Harvesting icebergs for drinking water is not a new idea. But for the first time in human history, doing so on a massive global scale is both increasingly feasible and necessary for our survival. Chasing Icebergs delivers a kaleidoscopic history of humans’ relationship with icebergs, and offers an urgent assessment of the technological, cultural, and legal obstacles we must overcome to harness this freshwater resource.
Birkhold takes readers around the globe, introducing them to a colorful cast of characters with wildly different ideas about how (and if) humans should use icebergs. Sturdy bureaucrats committed to avoiding another Titanic square off against “iceberg cowboys” who wrangle the frozen beasts for profit. Entrepreneurs selling luxury iceberg water for an eye-popping price clash with fearless humanitarians trying to tow icebergs across the globe to eradicate water shortages.
Along the way, we meet some of the world’s most renowned scientists to determine how industrial-scale iceberg harvesting could affect the oceans and the poles. And we see firsthand the looming conflict between Indigenous peoples like the Greenlandic Inuit with claims to icebergs and the private corporations that stand to reap massive profits.

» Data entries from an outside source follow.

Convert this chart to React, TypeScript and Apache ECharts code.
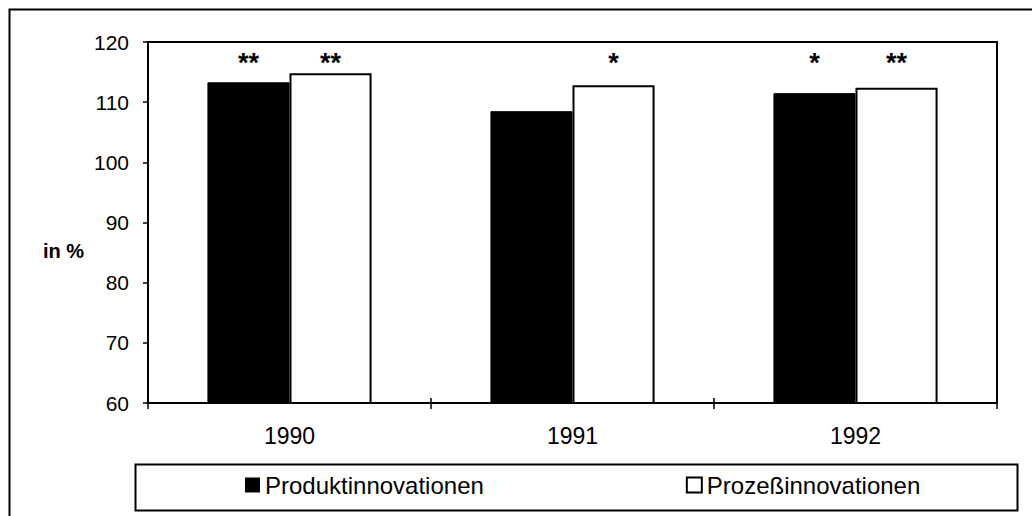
import React, { useEffect, useRef } from 'react';
import * as echarts from 'echarts';

const years = ['1990', '1991', '1992'];
const produkt = [113.3, 108.5, 111.5];
const prozess = [114.8, 112.8, 112.4];
const produktStars = ['**', '', '*'];
const prozessStars = ['**', '*', '**'];
const starLevel = 117.5;
const yMin = 60;
const yMax = 120;
const yStep = 10;
const seriesNames = ['Produktinnovationen', 'Prozeßinnovationen'];
const yUnit = 'in %';

const FONT = '"Liberation Sans", Arial, sans-serif';

function starMarks(stars: string[]) {
  return {
    symbol: 'rect',
    symbolSize: 1,
    itemStyle: { color: 'rgba(0,0,0,0)' },
    label: {
      show: true,
      position: 'inside',
      formatter: '{b}',
      color: '#000',
      fontFamily: FONT,
      fontWeight: 'bold',
      fontSize: 27,
      offset: [0, 6],
    },
    data: stars
      .map((s, i) => (s ? { name: s, coord: [years[i], starLevel] } : null))
      .filter(Boolean),
  };
}

export default function App() {
  const ref = useRef<HTMLDivElement>(null);
  useEffect(() => {
    document.body.style.margin = '0';
    const chart = echarts.init(ref.current!, null, { renderer: 'svg' });
    chart.setOption({
      animation: false,
      backgroundColor: '#fff',
      textStyle: { fontFamily: FONT },
      grid: {
        left: 148,
        right: 35,
        top: 42,
        bottom: 113,
        show: true,
        borderColor: '#000',
        borderWidth: 2,
        backgroundColor: 'transparent',
      },
      xAxis: [
        {
          type: 'category',
          data: years,
          axisLine: { lineStyle: { color: '#000', width: 2 } },
          axisTick: { show: true, length: 6, lineStyle: { color: '#000', width: 1.5 } },
          axisLabel: { color: '#000', fontSize: 23, margin: 21, fontFamily: FONT },
          splitLine: { show: false },
        },
        {
          type: 'category',
          data: years,
          position: 'bottom',
          axisLine: { show: false },
          axisTick: { show: true, inside: true, length: 5, lineStyle: { color: '#000', width: 1.5 } },
          axisLabel: { show: false },
          splitLine: { show: false },
        },
      ],
      yAxis: {
        type: 'value',
        min: yMin,
        max: yMax,
        interval: yStep,
        axisLine: { show: true, lineStyle: { color: '#000', width: 2 } },
        axisTick: { show: true, length: 5, lineStyle: { color: '#000', width: 1.5 } },
        axisLabel: { color: '#000', fontSize: 21, margin: 19, fontFamily: FONT },
        splitLine: { show: false },
      },
      legend: {
        left: 245,
        top: 473,
        padding: 0,
        itemGap: 202,
        itemWidth: 15,
        itemHeight: 15,
        icon: 'rect',
        textStyle: { color: '#000', fontSize: 24, fontFamily: FONT },
        data: [
          { name: seriesNames[0], itemStyle: { color: '#000', borderWidth: 0 } },
          { name: seriesNames[1], itemStyle: { color: '#fff', borderColor: '#000', borderWidth: 2 } },
        ],
      },
      graphic: [
        {
          type: 'rect',
          left: 7,
          top: 7,
          shape: { width: 1060, height: 540 },
          style: { fill: 'none', stroke: '#000', lineWidth: 2 },
          silent: true,
          z: -1,
        },
        {
          type: 'rect',
          left: 133,
          top: 462,
          shape: { width: 882, height: 46 },
          style: { fill: 'none', stroke: '#000', lineWidth: 2 },
          silent: true,
        },
        {
          type: 'text',
          right: 1032 - 84,
          top: 241,
          style: { text: yUnit, fontSize: 20, fontWeight: 'bold', fontFamily: FONT, fill: '#000' },
        },
      ],
      series: [
        {
          name: seriesNames[0],
          type: 'bar',
          data: produkt,
          barGap: '0%',
          barCategoryGap: '42%',
          itemStyle: { color: '#000', borderColor: '#000', borderWidth: 1 },
          markPoint: starMarks(produktStars),
        },
        {
          name: seriesNames[1],
          type: 'bar',
          data: prozess,
          barGap: '0%',
          barCategoryGap: '42%',
          itemStyle: { color: '#fff', borderColor: '#000', borderWidth: 2 },
          markPoint: starMarks(prozessStars),
        },
      ],
    });
    return () => chart.dispose();
  }, []);
  return <div ref={ref} style={{ width: 1032, height: 516 }} />;
}
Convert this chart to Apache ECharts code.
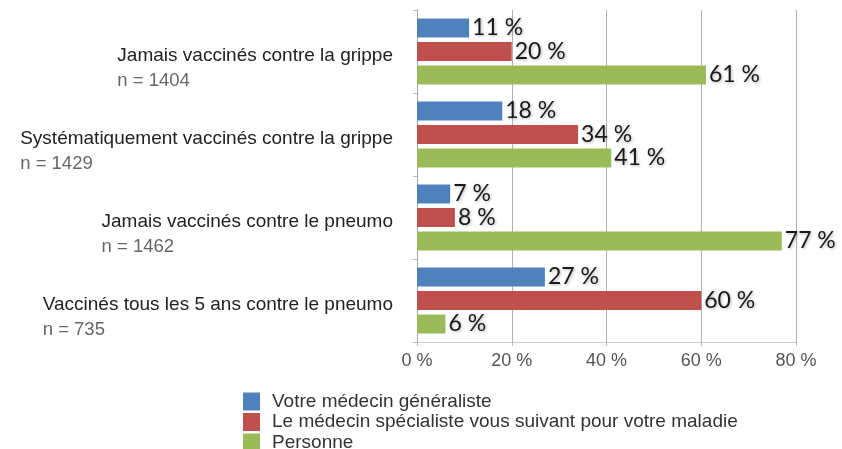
<!DOCTYPE html>
<html>
<head>
<meta charset="utf-8">
<script src="https://cdn.jsdelivr.net/npm/echarts@6/dist/echarts.min.js"></script>
<style>
  html, body { margin: 0; padding: 0; background: #fff; }
  #chart { width: 842px; height: 449px; }
</style>
</head>
<body>
<div id="chart"></div>
<script>
var categories = [
  "Jamais vaccinés contre la grippe",
  "Systématiquement vaccinés contre la grippe",
  "Jamais vaccinés contre le pneumo",
  "Vaccinés tous les 5 ans contre le pneumo"
];
var sampleSizes = ["n = 1404", "n = 1429", "n = 1462", "n = 735"];
var seriesNames = [
  "Votre médecin généraliste",
  "Le médecin spécialiste vous suivant pour votre maladie",
  "Personne"
];
var generaliste = [11, 18, 7, 27];
var specialiste = [20, 34, 8, 60];
var personne = [61, 41, 77, 6];
var colors = ["#4F81BD", "#C0504D", "#9BBB59"];

var chart = echarts.init(document.getElementById("chart"));

function makeSeries(name, values, color) {
  return {
    name: name,
    type: "bar",
    data: values,
    barWidth: 19,
    barGap: "24%",
    itemStyle: { color: color },
    label: {
      show: true,
      position: "right",
      distance: 3,
      formatter: "{c} %",
      fontFamily: "Lato",
      fontSize: 23,
      color: "#1a1a1a",
      textShadowColor: "rgba(0,0,0,0.3)",
      textShadowBlur: 3,
      textShadowOffsetX: 1,
      textShadowOffsetY: 1
    }
  };
}

var option = {
  animation: false,
  textStyle: { fontFamily: "Liberation Sans" },
  grid: { left: 417, right: 46, top: 10, bottom: 107 },
  legend: {
    orient: "vertical",
    left: 243,
    top: 392,
    height: 90,
    padding: 0,
    itemWidth: 17,
    itemHeight: 18,
    itemGap: 1.5,
    icon: "rect",
    textStyle: {
      fontSize: 19,
      lineHeight: 18,
      color: "#333",
      padding: [0, 0, 0, 7],
      fontFamily: "Liberation Sans"
    },
    data: seriesNames
  },
  xAxis: {
    type: "value",
    min: 0,
    max: 80,
    interval: 20,
    axisLine: { show: true, lineStyle: { color: "#ccc" } },
    axisTick: { show: true, length: 4, lineStyle: { color: "#bbb" } },
    axisLabel: {
      formatter: "{value} %",
      fontSize: 18,
      color: "#555",
      margin: 10
    },
    splitLine: { show: true, lineStyle: { color: "#b0b0b0" } }
  },
  yAxis: {
    type: "category",
    inverse: true,
    data: categories,
    axisLine: { show: true, lineStyle: { color: "#a0a0a0" } },
    axisTick: { show: true, length: 4, lineStyle: { color: "#bbb" } },
    axisLabel: {
      margin: 24,
      padding: [34, 0, 0, 0],
      formatter: function (value, index) {
        return "{a|" + value + "}\n{b|" + sampleSizes[index] + "}";
      },
      rich: {
        a: { fontSize: 19, color: "#222", lineHeight: 25, align: "right" },
        b: { fontSize: 18.5, color: "#666", lineHeight: 25, align: "left" }
      }
    }
  },
  series: [
    makeSeries(seriesNames[0], generaliste, colors[0]),
    makeSeries(seriesNames[1], specialiste, colors[1]),
    makeSeries(seriesNames[2], personne, colors[2])
  ]
};

chart.setOption(option);
</script>
</body>
</html>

As Birkhold shepherds readers from Connecticut to South Africa, from Newfoundland to Norway, to Greenland and beyond, he unfurls a visionary argument for cooperation over conflict. It’s not too late for icebergs to save humanity. But we must act fast to form a coalition of scientists, visionaries, engineers, lawyers and diplomats to ensure that the “Cold Rush” doesn’t become a free-for-all.